While the Palace and its court dressed lavishly, the common people were only concerned with covering themselves. Starting in the reign of Suleiman the Magnificent, administrators enacted sumptuary laws upon clothing. The clothing of Muslims, Christians, Jewish communities, clergy, tradesmen, and state and military officials were particularly strictly regulated during the reign of Suleiman the Magnificent.
In this period men wore outer items such as ‘mintan’ (a vest or short jacket), ‘zıbın’, ‘şalvar’ (trousers), ‘kuşak’ (a sash), ‘potur’, ‘entari’ (a long robe), ‘kalpak’, ‘sarık’ on the head; ‘çarık’, ‘çizme’, ‘çedik’, ‘Yemeni’ on the feet. The administrators and the wealthy wore caftans with fur lining and embroidery, whereas the middle class wore ‘cübbe’ (a mid-length robe) and ‘hırka’ (a short robe or tunic), and the poor wore collarless ‘cepken’ or ‘yelek’ (vest).
Women’s everyday wear was şalvar (trousers), a gömlek (chemise) that came down to the mid-calf or ankle, a short, fitted jacket called a hırka, and a sash or belt tied at or just below the waist. For formal occasions, such as visiting friends, the woman added an entari, a long robe that was cut like the hırka apart from the length. Both hırka and entari were buttoned to the waist, leaving the skirts open in front. Both garments also had buttons all the way to the throat, but were often buttoned only to the underside of the bust, leaving the garments to gape open over the bust. All of these clothes could be brightly colored and patterned. However, when a woman left the house, she covered her clothes with a ferace, a dark, modestly cut robe that buttoned all the way to the throat. She also covered her face with a variety of veils or wraps.

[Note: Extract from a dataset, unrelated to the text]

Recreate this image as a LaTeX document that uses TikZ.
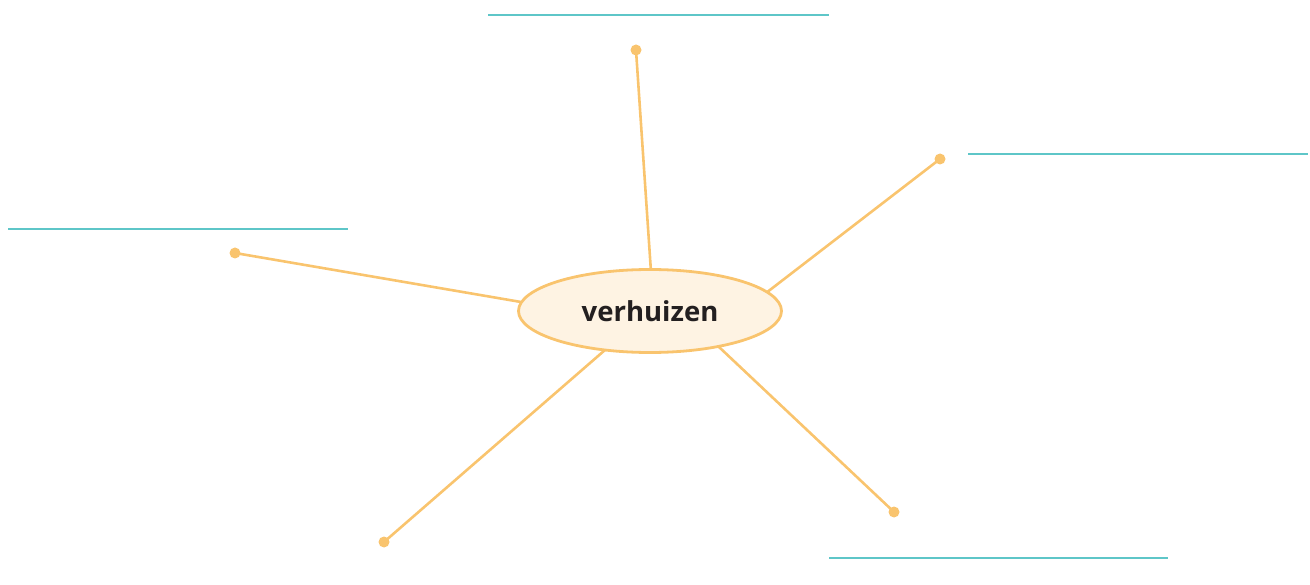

Bashlyks, or hats, were the most prominent accessories of social status. While the people wore “külah’s” covered with ‘abani’ or ‘Yemeni’, the cream of the society wore bashlyks such as ‘yusufi, örfi, katibi, kavaze’, etc. During the rule of Süleyman a bashlyk called ‘perişani’ was popular as the palace people valued bashlyks adorned with precious stones.
‘Kavuk’, however, was the most common type of bashlyk. For this reason, a related tradesmenship was formed in the 17th century. Fur was a material of prestige in that period. Political crises of the 17th century were reflected as chaos in clothes. The excessively luxurious compulsion of consumption and showing off in the Tulip Era lasted till the 19th century. The modernization attempts of Mahmut II in 1825 first had its effects in the state sector. While ‘sarık’ was replaced by ‘fez’, the people employed in Bab-ı Ali began to wear trousers, ‘setre’ and ‘potin’.
During the ‘Tanzimat’ and ‘Meşrutiyet’ period in the 19th century, the common people still keeping to their traditional clothing styles presented a great contrast with the administrators and the wealthy wearing ‘redingot’, jacket, waistcoat, boyunbağı (tie), ‘mintan’, sharp-pointed and high-heeled shoes. Women’s clothes of the Ottoman period were observed in the ‘mansions’ and Palace courts. ‘Entari’, ‘kuşak’, ‘şalvar’, ‘başörtü’, ‘ferace’ of the 19th century continued their existence without much change. In the 16th century women wore two-layer long ‘entari’ and ‘tül’, velvet shawl on their heads. Their outdoor clothing consisted of ‘ferace’ and ‘yeldirme’. The simplification in the 17th century was apparent in an inner ‘entari’ worn under short-sleeved, caftan-shaped outfit and the matching accessory was a belt.
Women’s wear becoming more showy and extravagant brought about adorned hair buns and tailoring. Tailoring in its real sense began in this period. The sense of women’s wear primarily began in large residential centers such as Istanbul and İzmir in the 19th century and as women gradually began to participate in the social life, along with the westernization movement. Pera became the center of fashion and the Paris fashion was followed by the tailors of Greek and Armenian origin. In the period of Abdul Hamid II the use of ‘ferace’ (a concealing outer robe shaped like a modestly cut version of the indoor dress) was replaced by ‘çarşaf’ of different styles. However, the rural sector continued its traditional style of clothing.
The clothing styles prevailing until the mid 19th century imposed by religious reasons entered a transformation phase of the Republican period. In this period the ‘şapka’ and the following ‘kılık kıyafet’ reform realized with the leadership of Mustafa Kemal Atatürk in Kastamonu in 1925 had a full impact in Istanbul. Women’s ‘çarşaf’ and ‘peçe’ were replaced by coat, scarf and shawl. Men began to wear hats, jackets, shirts, waistcoats, ties, trousers and shoes. With the industrialization process of the 1960s women entered the work life and tailors were substituted by readymade clothes industry. The contemporary fashion concept, as it is in the whole world, is apparent in both social and economic dimensions in Turkey as well.